The one-bedroom units are priced at AED 1.75M. A 5% buyer-side fee adds AED 87,500, and Dubai Land Department transfer fees at 4% of the purchase price add a further AED 70,000. Administrative and trustee fees add approximately AED 4,000 to AED 5,000. Total all-in acquisition cost for a Rabdan Gardens one-bedroom therefore sits at approximately AED 1.91M to AED 1.92M. For a two-bedroom at AED 2.71M, the 4% DLD fee adds AED 108,400 and the 5% buyer-side fee adds AED 135,500, putting all-in cost above AED 2.95M. Confirm directly with the developer whether the payment plan includes any DLD fee absorption, as several competing Jumeirah Gardens launches have offered partial fee waivers at launch to close the effective cost gap.
Rabdan Gardens operates in the AED 24,765 to AED 25,122 per sqm range across both unit types.
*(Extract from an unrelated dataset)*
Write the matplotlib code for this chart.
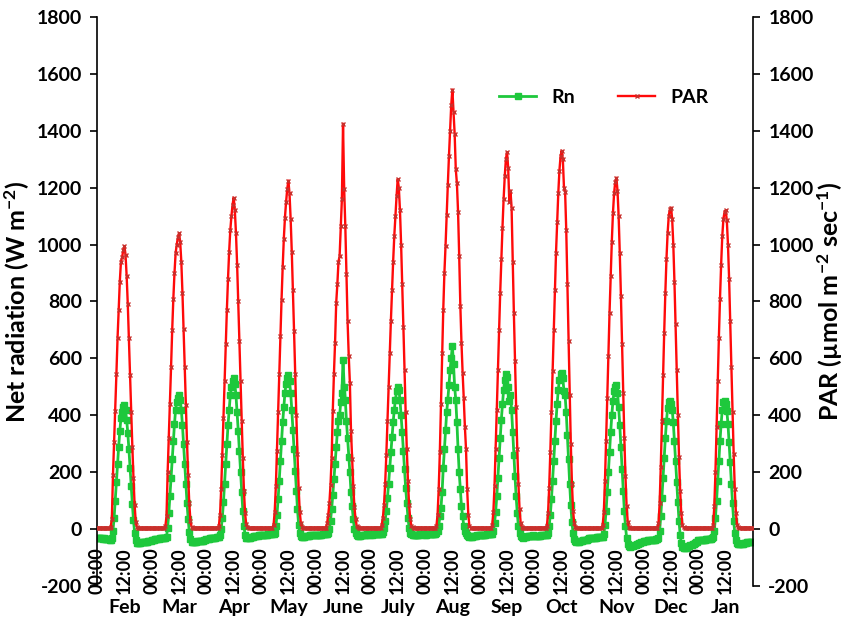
import numpy as np
import matplotlib.pyplot as plt
import matplotlib.transforms as mtransforms
from matplotlib.lines import Line2D

plt.rcParams['font.family'] = 'Lato'
plt.rcParams['font.weight'] = 'bold'
plt.rcParams['axes.labelweight'] = 'bold'
plt.rcParams['axes.unicode_minus'] = False
plt.rcParams['mathtext.fontset'] = 'custom'
plt.rcParams['mathtext.rm'] = 'Lato:bold'
plt.rcParams['mathtext.default'] = 'rm'

months = ['Feb', 'Mar', 'Apr', 'May', 'June', 'July', 'Aug', 'Sep', 'Oct', 'Nov', 'Dec', 'Jan']
hour_labels = ['00:00', '12:00']

# half-hourly values, 00:00 .. 23:30, one representative day per month
par_feb = [5, 5, 4, 5, 5, 5, 4, 5, 5, 5, 4, 5,
           8, 35, 190, 305, 415, 545, 670, 770, 870, 940, 955, 980, 995, 965, 890, 790, 670, 540, 410, 290, 180, 85, 25, 8,
           5, 5, 4, 5, 5, 5, 5, 4, 5, 5, 5, 5]
rn_feb = [-30, -31, -32, -30, -33, -34, -32, -35, -34, -36, -35, -37,
          -38, -33, -5, 40, 100, 165, 228, 290, 345, 390, 412, 430, 436, 418, 385, 338, 280, 215, 150, 88, 32, -12, -38, -48,
          -50, -49, -48, -47, -47, -46, -45, -45, -44, -43, -42, -41]

par_mar = [5, 4, 5, 5, 5, 4, 5, 5, 5, 5, 4, 5,
           10, 45, 200, 320, 440, 570, 700, 810, 900, 970, 1000, 1025, 1040, 1010, 940, 830, 705, 570, 435, 305, 190, 90, 30, 8,
           5, 5, 5, 4, 5, 5, 5, 5, 4, 5, 5, 5]
rn_mar = [-38, -37, -37, -36, -35, -35, -34, -33, -33, -32, -31, -30,
          -32, -28, 5, 55, 115, 180, 245, 310, 370, 420, 445, 462, 470, 455, 420, 365, 300, 230, 160, 92, 35, -10, -35, -44,
          -46, -45, -45, -44, -43, -43, -42, -42, -41, -41, -40, -40]

par_apr = [5, 5, 5, 4, 5, 5, 5, 4, 5, 5, 5,
           12, 50, 140, 260, 390, 520, 650, 770, 880, 975, 1050, 1100, 1140, 1165, 1120, 1040, 930, 800, 660, 520,
           380, 250, 135, 55, 18, 7,
           5, 5, 4, 5, 5, 5, 5, 5, 4, 5, 5]
rn_apr = [-35, -34, -34, -33, -32, -32, -31, -30, -30, -29, -28,
          -28, -22, 0, 40, 95, 160, 230, 300, 365, 420, 470, 500, 520, 530, 510, 470, 410, 345, 275, 200,
          130, 65, 10, -20, -30, -32,
          -31, -30, -29, -28, -27, -26, -25, -24, -23, -22, -22]

par_may = [5, 5, 4, 5, 5, 5, 5, 4, 5, 5, 5,
           15, 60, 150, 275, 410, 545, 680, 805, 920, 1020, 1095, 1150, 1195, 1225, 1180, 1090, 975, 840, 695, 545,
           400, 265, 145, 60, 20, 8,
           5, 5, 5, 5, 4, 5, 5, 5, 5, 4, 5]
rn_may = [-22, -22, -21, -21, -20, -20, -19, -19, -18, -18, -18,
          -18, -12, 10, 50, 105, 170, 240, 310, 375, 430, 480, 510, 530, 540, 520, 480, 420, 350, 280, 205,
          135, 70, 15, -15, -25, -28,
          -28, -27, -26, -25, -24, -23, -22, -22, -21, -21, -20]

par_jun = [5, 5, 5, 4, 5, 5, 5, 5, 4, 5,
           20, 50, 90, 155, 250, 415, 545, 655, 795, 860, 940, 960, 1065, 1160, 1425, 1195, 1065, 895, 730, 610,
           515, 345, 245, 150, 78, 35, 12, 6,
           5, 5, 5, 5, 4, 5, 5, 5, 5, 5]
rn_jun = [-22, -22, -21, -21, -20, -20, -19, -19, -18, -18,
          -18, -12, 0, 30, 70, 120, 175, 230, 290, 340, 380, 400, 445, 480, 595, 500, 455, 380, 320, 255,
          200, 130, 80, 35, 0, -15, -22, -24,
          -24, -23, -22, -22, -21, -20, -20, -19, -19, -18]

par_jul = [5, 4, 5, 5, 5, 5, 4, 5, 5, 5,
           15, 40, 85, 160, 260, 380, 500, 620, 730, 840, 940, 1030, 1100, 1170, 1230, 1200, 1120, 1000, 860, 710,
           560, 410, 280, 170, 85, 35, 12, 6,
           5, 5, 5, 4, 5, 5, 5, 5, 5, 4]
rn_jul = [-20, -20, -19, -19, -18, -18, -17, -17, -16, -16,
          -16, -10, 5, 30, 65, 110, 160, 215, 270, 325, 375, 420, 455, 485, 500, 490, 455, 400, 340, 275,
          210, 145, 90, 40, 5, -12, -18, -21,
          -22, -22, -21, -21, -20, -20, -19, -19, -18, -18]

par_aug = [5, 5, 4, 5, 5, 5, 5, 5, 4, 5,
           10, 50, 140, 270, 440, 620, 770, 900, 995, 1105, 1210, 1310, 1400, 1490, 1545, 1465, 1390, 1265, 1215, 1115,
           960, 785, 655, 550, 460, 360, 280, 140, 50, 10,
           5, 5, 5, 4, 5, 5, 5, 5]
rn_aug = [-20, -20, -19, -19, -18, -18, -17, -17, -16, -16,
          -15, -8, 10, 45, 75, 130, 215, 280, 350, 410, 455, 505, 560, 600, 645, 580, 500, 455, 375, 280,
          200, 140, 80, 45, 12, -5, -15, -22, -26, -28,
          -28, -27, -26, -25, -24, -23, -22, -21]

par_sep = [5, 5, 5, 5, 4, 5, 5, 5, 5, 4, 5,
           15, 60, 150, 280, 420, 560, 700, 830, 950, 1060, 1160, 1240, 1300, 1325, 1270, 1150, 1190, 1130, 940, 760,
           590, 430, 280, 160, 70, 22, 8,
           5, 5, 5, 4, 5, 5, 5, 5, 4, 5]
rn_sep = [-22, -22, -21, -21, -20, -20, -19, -19, -18, -18, -18,
          -16, -5, 20, 60, 115, 180, 250, 320, 385, 440, 490, 525, 545, 535, 500, 450, 470, 420, 340, 260,
          185, 115, 55, 10, -15, -25, -28,
          -30, -29, -28, -27, -26, -26, -25, -24, -23, -22]

par_oct = [5, 5, 4, 5, 5, 5, 5, 5, 4, 5, 5,
           12, 55, 145, 270, 410, 555, 700, 840, 970, 1080, 1180, 1260, 1310, 1330, 1300, 1200, 1185, 1050, 860, 660,
           470, 300, 160, 65, 20, 8,
           5, 5, 5, 5, 4, 5, 5, 5, 5, 5, 4]
rn_oct = [-25, -25, -24, -24, -23, -23, -22, -22, -21, -21, -20,
          -20, -12, 10, 50, 105, 170, 240, 310, 380, 440, 490, 525, 545, 550, 530, 485, 470, 410, 330, 245,
          160, 85, 25, -15, -35, -43,
          -46, -45, -44, -43, -42, -41, -40, -39, -38, -37, -36]

par_nov = [5, 5, 5, 4, 5, 5, 5, 5, 5, 4, 5, 5,
           15, 60, 170, 310, 460, 610, 760, 890, 1010, 1110, 1180, 1220, 1235, 1190, 1100, 970, 820, 650, 480, 320,
           185, 80, 25, 8,
           5, 5, 4, 5, 5, 5, 5, 4, 5, 5, 5, 5]
rn_nov = [-32, -32, -31, -31, -30, -30, -30, -29, -29, -28, -28, -28,
          -28, -18, 15, 65, 130, 200, 270, 340, 400, 450, 485, 500, 505, 480, 430, 365, 290, 210, 135, 65,
          10, -30, -52, -60,
          -62, -61, -59, -58, -56, -55, -53, -52, -50, -49, -47, -46]

par_dec = [5, 5, 4, 5, 5, 5, 5, 5, 4, 5, 5, 5, 5,
           20, 90, 220, 380, 540, 690, 830, 950, 1040, 1100, 1125, 1130, 1090, 1000, 870, 720, 560, 400, 255, 135,
           55, 15, 6,
           5, 5, 5, 4, 5, 5, 5, 5, 5, 4, 5, 5]
rn_dec = [-42, -42, -41, -41, -40, -40, -39, -39, -38, -37, -37, -36, -35,
          -30, -5, 45, 110, 180, 250, 320, 380, 425, 445, 450, 440, 420, 375, 310, 240, 165, 95, 30, -20,
          -50, -62, -65,
          -66, -65, -63, -61, -59, -57, -55, -53, -51, -49, -47, -45]

par_jan = [5, 5, 5, 5, 4, 5, 5, 5, 5, 5, 4, 5, 5,
           15, 80, 200, 360, 520, 670, 810, 930, 1030, 1090, 1115, 1120, 1085, 1000, 880, 730, 570, 410, 265, 140,
           55, 15, 6,
           5, 5, 5, 4, 5, 5, 5, 5, 5, 5, 5, 5]
rn_jan = [-40, -39, -39, -38, -38, -37, -37, -36, -35, -35, -34, -34, -33,
          -28, -5, 40, 100, 170, 240, 310, 370, 420, 445, 450, 440, 415, 370, 305, 235, 160, 90, 30, -15,
          -40, -50, -52,
          -53, -52, -52, -51, -50, -49, -48, -47, -46, -45, -45, -44]

par_days = [par_feb, par_mar, par_apr, par_may, par_jun, par_jul,
            par_aug, par_sep, par_oct, par_nov, par_dec, par_jan]
rn_days = [rn_feb, rn_mar, rn_apr, rn_may, rn_jun, rn_jul,
           rn_aug, rn_sep, rn_oct, rn_nov, rn_dec, rn_jan]

par = np.concatenate(par_days)
rn = np.concatenate(rn_days)
x = np.arange(len(par)) / 48.0

green = '#1EC83C'
red = '#FF0A0A'

fig = plt.figure(figsize=(8.46, 6.32), dpi=100)
ax = fig.add_axes([0.1147, 0.0728, 0.7754, 0.9003])
ax2 = ax.twinx()

ax.plot(x, rn, color=green, lw=2, marker='s', ms=4.5, mfc=green, mec=green, zorder=2)
ax2.plot(x, par, color=red, lw=1.7, marker='x', ms=3, mew=1, mec='#C8302C', zorder=3)

for a in (ax, ax2):
    a.set_ylim(-200, 1800)
    a.set_yticks(np.arange(-200, 1801, 200))
    a.tick_params(axis='y', labelsize=14, length=5, width=1.2, direction='out', pad=6)
ax.set_xlim(0, 12)
ax.set_xticks(np.arange(24) * 0.5)
ax.set_xticklabels(hour_labels * 12)
ax.tick_params(axis='x', length=0, pad=13, labelrotation=90, labelsize=13)

ax.spines['bottom'].set_position(('data', 0))
ax.spines['bottom'].set_visible(False)
ax.spines['top'].set_visible(False)
ax.spines['right'].set_visible(False)
ax.spines['left'].set_linewidth(1.2)
for s in ('top', 'left', 'bottom'):
    ax2.spines[s].set_visible(False)
ax2.spines['right'].set_linewidth(1.2)

ax.set_ylabel('Net radiation (W m$^{-2}$)', fontsize=18, fontweight='bold', labelpad=3)
ax2.set_ylabel('PAR (µmol m$^{-2}$ sec$^{-1}$)', fontsize=18, fontweight='bold', labelpad=1)

trans = mtransforms.blended_transform_factory(ax.transData, ax.transAxes)
for i, m in enumerate(months):
    ax.text(i + 0.5, -0.037, m, transform=trans, ha='center', va='center',
            fontsize=14, fontweight='bold')

handles = [Line2D([], [], color=green, lw=2, marker='s', ms=4.5),
           Line2D([], [], color=red, lw=1.7, marker='x', ms=3, mec='#C8302C')]
ax2.legend(handles, ['Rn', 'PAR'], loc='center', bbox_to_anchor=(0.773, 0.859),
           ncol=2, frameon=False, fontsize=14, handlelength=1.9, columnspacing=2.2,
           numpoints=1)

fig.savefig('out.png', dpi=100)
Competing launches in the district — including [Amber By Enso](/projects/amber-by-enso), [The Grandala](/projects/the-grandala), [Olivia Gardens Residence](/projects/olivia-gardens-residence), and [Gharbi 2 Residences](/projects/gharbi-2-residences) — must be evaluated on the same per-sqm basis rather than headline price alone. A smaller unit at a lower headline price can carry a higher per-sqm cost and worse exit liquidity. Floor-plate efficiency, build quality, service charge estimates, and developer delivery record should all weight your comparison alongside per-sqm pricing. If a competing launch offers the same or lower per-sqm cost with a stronger developer history or earlier handover, that project represents better risk-adjusted value for the same geographic exposure.
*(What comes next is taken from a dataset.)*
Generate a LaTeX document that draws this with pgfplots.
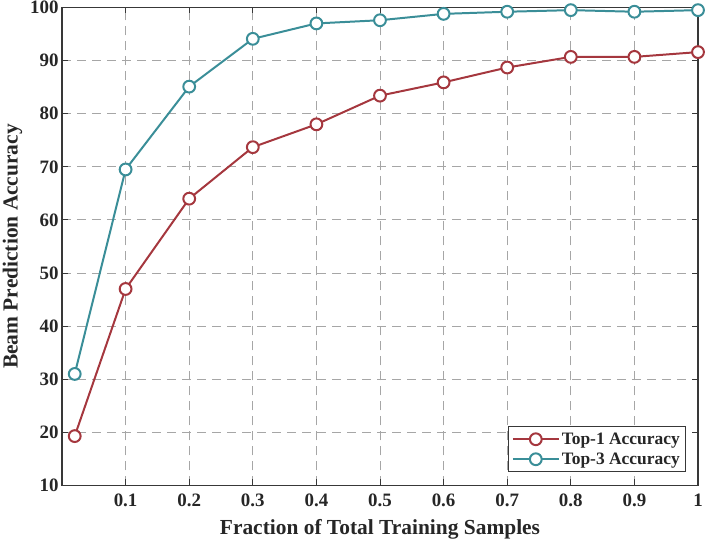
\documentclass[border=0pt]{standalone}
\usepackage{fontspec}
\setmainfont{Liberation Serif}
\usepackage{pgfplots}
\pgfplotsset{compat=1.18}
\usetikzlibrary{calc}
\definecolor{cred}{RGB}{165,55,62}
\definecolor{cteal}{RGB}{58,142,152}
\begin{document}
\begin{tikzpicture}
\begin{axis}[
  name=ax,
  scale only axis,
  width=636bp, height=478bp,
  xmin=0, xmax=1, ymin=10, ymax=100,
  xtick={0.1,0.2,0.3,0.4,0.5,0.6,0.7,0.8,0.9,1},
  xticklabels={0.1,0.2,0.3,0.4,0.5,0.6,0.7,0.8,0.9,1},
  ytick={10,20,30,40,50,60,70,80,90,100},
  yticklabels={10,20,30,40,50,60,70,80,90,100},
  tick align=inside,
  major tick length=6bp,
  tick style={black!78, line width=0.9pt},
  axis line style={black!78, line width=1.1pt},
  grid=major,
  grid style={gray!70, line width=0.9pt, dash pattern=on 9bp off 6bp},
  tick label style={font=\fontsize{19}{21}\selectfont\bfseries, text=black!85},
  xticklabel style={yshift=-5bp},
  xlabel={Fraction of Total Training Samples},
  ylabel={Beam Prediction Accuracy},
  label style={font=\fontsize{21.5}{23}\selectfont\bfseries, text=black!85},
  xlabel style={at={(axis description cs:0.5,-0.092)}, anchor=center},
  ylabel style={at={(axis description cs:-0.078,0.5)}, anchor=center, rotate=0},
  legend style={at={(0.9807,0.0278)}, anchor=south east, font=\fontsize{17.5}{19}\selectfont\bfseries, text=black!85, draw=black!78, line width=0.9pt, inner xsep=3.5bp, inner ysep=4bp, row sep=3bp},
  legend cell align=left,
  legend image code/.code={\draw[mark repeat=2,mark phase=2] plot coordinates {(0bp,0bp) (23bp,0bp) (46bp,0bp)};},
  every axis plot/.append style={line width=2pt, mark=*, mark size=5.9bp, mark options={fill=white, line width=2pt, solid}},
]
\addplot[color=cred] coordinates {
 (0.02,19.3) (0.1,47.0) (0.2,64.0) (0.3,73.7) (0.4,78.0) (0.5,83.4) (0.6,85.9) (0.7,88.7) (0.8,90.7) (0.9,90.7) (1.0,91.6)};
\addlegendentry{Top-1 Accuracy}
\addplot[color=cteal] coordinates {
 (0.02,31.0) (0.1,69.5) (0.2,85.1) (0.3,94.1) (0.4,97.0) (0.5,97.6) (0.6,98.8) (0.7,99.2) (0.8,99.5) (0.9,99.2) (1.0,99.5)};
\addlegendentry{Top-3 Accuracy}
\end{axis}
\pgfresetboundingbox
\path[use as bounding box] ($(ax.south west)+(-62bp,-56bp)$) rectangle ($(ax.north east)+(8bp,7.5bp)$);
\end{tikzpicture}
\end{document}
Q1 2028 is the current stated target. Dubai off-plan delivery timelines are not fixed completion guarantees, and delays of six to twelve months are not uncommon in the market. Key risk factors include construction progress at the time of purchase, whether [Rabdan Real Estate Developments](/developers/rabdan-real-estate-developments) has a demonstrated on-time delivery record on prior projects such as [Rabdan Square](/projects/rabdan-square) or [Rabdan Gates](/projects/rabdan-gates), and whether the project is registered with the Dubai Land Department under Law No. 8 of 2007 with an active RERA-supervised escrow account. Verify project registration and escrow compliance before paying any reservation deposit or instalment. If delivery is materially delayed, buyers retain legal remedies under Dubai's real estate regulatory framework, including formal complaint through the Dubai Land Department or RERA, though enforcement requires active monitoring and documented evidence of breach.